**Aim of the exercise**
Please state how many lines in the records contain the string "chart", with no words besides the number.

**Provided information**
_ _ _ _ _ _ _
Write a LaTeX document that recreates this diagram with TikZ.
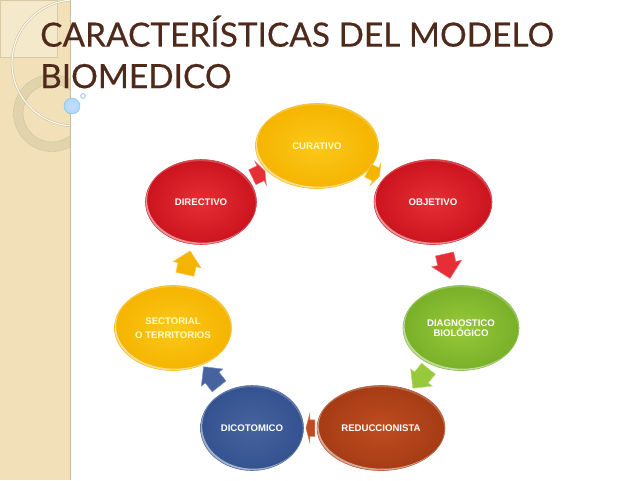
_ _ _ _ _ _ _
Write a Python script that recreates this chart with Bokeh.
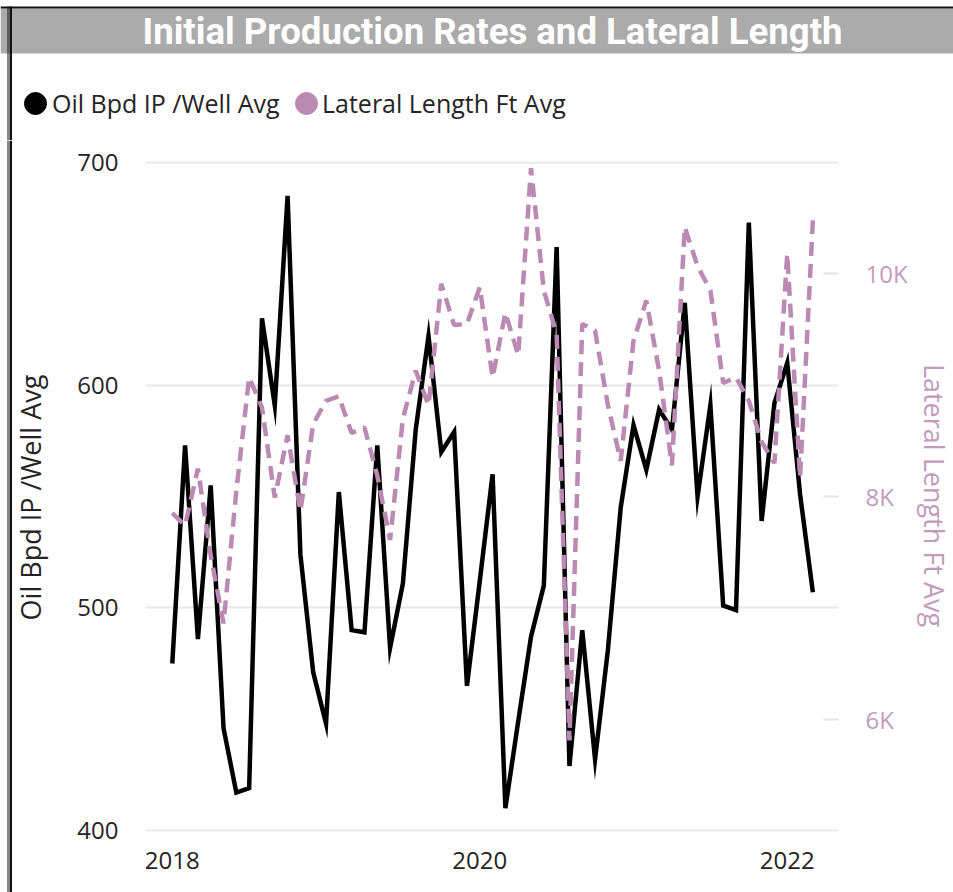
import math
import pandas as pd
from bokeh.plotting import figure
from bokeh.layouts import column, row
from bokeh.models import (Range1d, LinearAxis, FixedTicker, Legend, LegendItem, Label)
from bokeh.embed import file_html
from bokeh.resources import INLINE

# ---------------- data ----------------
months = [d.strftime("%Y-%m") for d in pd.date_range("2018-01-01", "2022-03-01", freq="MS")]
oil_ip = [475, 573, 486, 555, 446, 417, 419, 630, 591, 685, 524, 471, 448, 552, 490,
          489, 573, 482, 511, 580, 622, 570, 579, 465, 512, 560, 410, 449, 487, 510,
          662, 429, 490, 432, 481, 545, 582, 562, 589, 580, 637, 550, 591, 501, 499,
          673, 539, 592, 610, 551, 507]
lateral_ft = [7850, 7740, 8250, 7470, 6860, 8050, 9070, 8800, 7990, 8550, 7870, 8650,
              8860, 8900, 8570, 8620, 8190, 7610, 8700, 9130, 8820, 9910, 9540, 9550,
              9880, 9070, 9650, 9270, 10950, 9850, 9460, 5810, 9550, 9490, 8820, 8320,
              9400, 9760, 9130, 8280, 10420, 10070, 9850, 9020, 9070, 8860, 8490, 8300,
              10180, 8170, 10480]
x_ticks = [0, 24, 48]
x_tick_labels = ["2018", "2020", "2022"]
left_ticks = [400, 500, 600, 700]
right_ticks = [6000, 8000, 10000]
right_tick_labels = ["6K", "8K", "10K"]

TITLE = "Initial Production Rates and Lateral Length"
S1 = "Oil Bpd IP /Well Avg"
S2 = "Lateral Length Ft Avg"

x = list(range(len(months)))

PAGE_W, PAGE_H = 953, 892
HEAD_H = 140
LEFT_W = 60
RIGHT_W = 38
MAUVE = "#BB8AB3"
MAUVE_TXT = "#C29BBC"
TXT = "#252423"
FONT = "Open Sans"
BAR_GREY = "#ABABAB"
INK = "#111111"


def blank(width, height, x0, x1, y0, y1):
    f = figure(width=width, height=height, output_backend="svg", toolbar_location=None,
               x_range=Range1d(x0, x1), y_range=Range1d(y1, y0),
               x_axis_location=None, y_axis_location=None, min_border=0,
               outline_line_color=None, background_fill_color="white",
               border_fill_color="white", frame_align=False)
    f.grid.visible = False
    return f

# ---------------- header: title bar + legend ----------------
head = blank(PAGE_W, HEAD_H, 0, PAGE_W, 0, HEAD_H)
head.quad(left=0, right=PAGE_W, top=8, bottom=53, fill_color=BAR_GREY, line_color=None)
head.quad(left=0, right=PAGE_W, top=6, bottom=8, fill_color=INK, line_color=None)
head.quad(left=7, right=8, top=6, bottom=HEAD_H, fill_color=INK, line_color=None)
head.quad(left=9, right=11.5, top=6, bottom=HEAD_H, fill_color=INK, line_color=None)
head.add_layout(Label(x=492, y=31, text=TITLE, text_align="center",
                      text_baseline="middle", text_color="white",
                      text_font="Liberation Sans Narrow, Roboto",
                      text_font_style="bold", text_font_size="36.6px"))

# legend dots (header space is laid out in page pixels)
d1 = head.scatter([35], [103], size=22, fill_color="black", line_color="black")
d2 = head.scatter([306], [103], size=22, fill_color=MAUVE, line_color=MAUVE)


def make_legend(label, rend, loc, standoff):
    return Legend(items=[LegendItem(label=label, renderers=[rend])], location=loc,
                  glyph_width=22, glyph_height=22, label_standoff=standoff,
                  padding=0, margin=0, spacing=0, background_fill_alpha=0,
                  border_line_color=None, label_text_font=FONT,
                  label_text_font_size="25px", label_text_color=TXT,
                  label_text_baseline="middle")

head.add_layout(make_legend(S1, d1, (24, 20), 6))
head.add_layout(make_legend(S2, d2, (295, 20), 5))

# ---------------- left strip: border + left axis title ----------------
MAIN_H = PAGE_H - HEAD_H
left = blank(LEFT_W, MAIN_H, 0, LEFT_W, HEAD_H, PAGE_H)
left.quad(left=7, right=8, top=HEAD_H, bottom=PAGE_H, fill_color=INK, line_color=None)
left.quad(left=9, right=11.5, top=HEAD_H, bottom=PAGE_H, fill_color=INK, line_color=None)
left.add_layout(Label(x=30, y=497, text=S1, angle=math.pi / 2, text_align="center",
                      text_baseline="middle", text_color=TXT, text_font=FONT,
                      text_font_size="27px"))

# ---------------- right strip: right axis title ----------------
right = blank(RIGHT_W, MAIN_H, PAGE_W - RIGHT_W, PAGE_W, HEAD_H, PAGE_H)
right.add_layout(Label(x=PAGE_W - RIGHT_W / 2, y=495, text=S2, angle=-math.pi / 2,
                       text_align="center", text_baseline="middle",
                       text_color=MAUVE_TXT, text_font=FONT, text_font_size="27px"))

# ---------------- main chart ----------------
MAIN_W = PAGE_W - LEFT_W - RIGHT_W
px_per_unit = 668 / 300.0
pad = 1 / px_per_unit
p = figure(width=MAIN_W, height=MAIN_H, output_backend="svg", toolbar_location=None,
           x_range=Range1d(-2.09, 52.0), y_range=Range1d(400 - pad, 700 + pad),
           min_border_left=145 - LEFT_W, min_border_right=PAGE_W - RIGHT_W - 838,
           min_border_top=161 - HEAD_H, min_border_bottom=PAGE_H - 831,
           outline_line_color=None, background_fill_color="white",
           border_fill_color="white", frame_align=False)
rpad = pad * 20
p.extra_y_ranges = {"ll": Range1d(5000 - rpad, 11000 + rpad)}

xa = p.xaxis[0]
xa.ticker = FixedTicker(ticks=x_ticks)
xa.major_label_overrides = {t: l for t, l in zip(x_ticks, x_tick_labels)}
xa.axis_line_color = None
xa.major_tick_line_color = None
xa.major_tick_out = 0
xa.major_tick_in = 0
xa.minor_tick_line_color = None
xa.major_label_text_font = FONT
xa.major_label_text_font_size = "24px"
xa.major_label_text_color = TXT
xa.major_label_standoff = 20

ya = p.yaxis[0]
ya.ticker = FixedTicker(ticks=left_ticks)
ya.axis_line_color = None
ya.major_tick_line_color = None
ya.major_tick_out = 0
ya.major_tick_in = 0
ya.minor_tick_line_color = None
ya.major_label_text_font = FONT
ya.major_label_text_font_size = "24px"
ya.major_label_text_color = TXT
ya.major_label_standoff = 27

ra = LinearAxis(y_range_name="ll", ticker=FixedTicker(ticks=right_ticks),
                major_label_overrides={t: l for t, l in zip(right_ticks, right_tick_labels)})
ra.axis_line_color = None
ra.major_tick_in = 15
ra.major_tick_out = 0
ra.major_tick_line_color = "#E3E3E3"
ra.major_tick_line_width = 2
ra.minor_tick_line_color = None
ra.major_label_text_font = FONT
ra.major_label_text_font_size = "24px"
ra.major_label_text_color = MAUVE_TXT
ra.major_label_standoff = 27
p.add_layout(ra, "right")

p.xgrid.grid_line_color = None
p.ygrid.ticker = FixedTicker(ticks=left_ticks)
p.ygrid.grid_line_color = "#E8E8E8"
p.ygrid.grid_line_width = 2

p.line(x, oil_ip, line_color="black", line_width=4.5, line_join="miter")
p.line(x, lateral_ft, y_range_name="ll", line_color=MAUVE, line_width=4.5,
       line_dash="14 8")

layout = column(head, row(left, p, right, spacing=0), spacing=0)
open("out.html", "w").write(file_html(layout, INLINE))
_ _ _ _ _ _ _
**Correct output**
2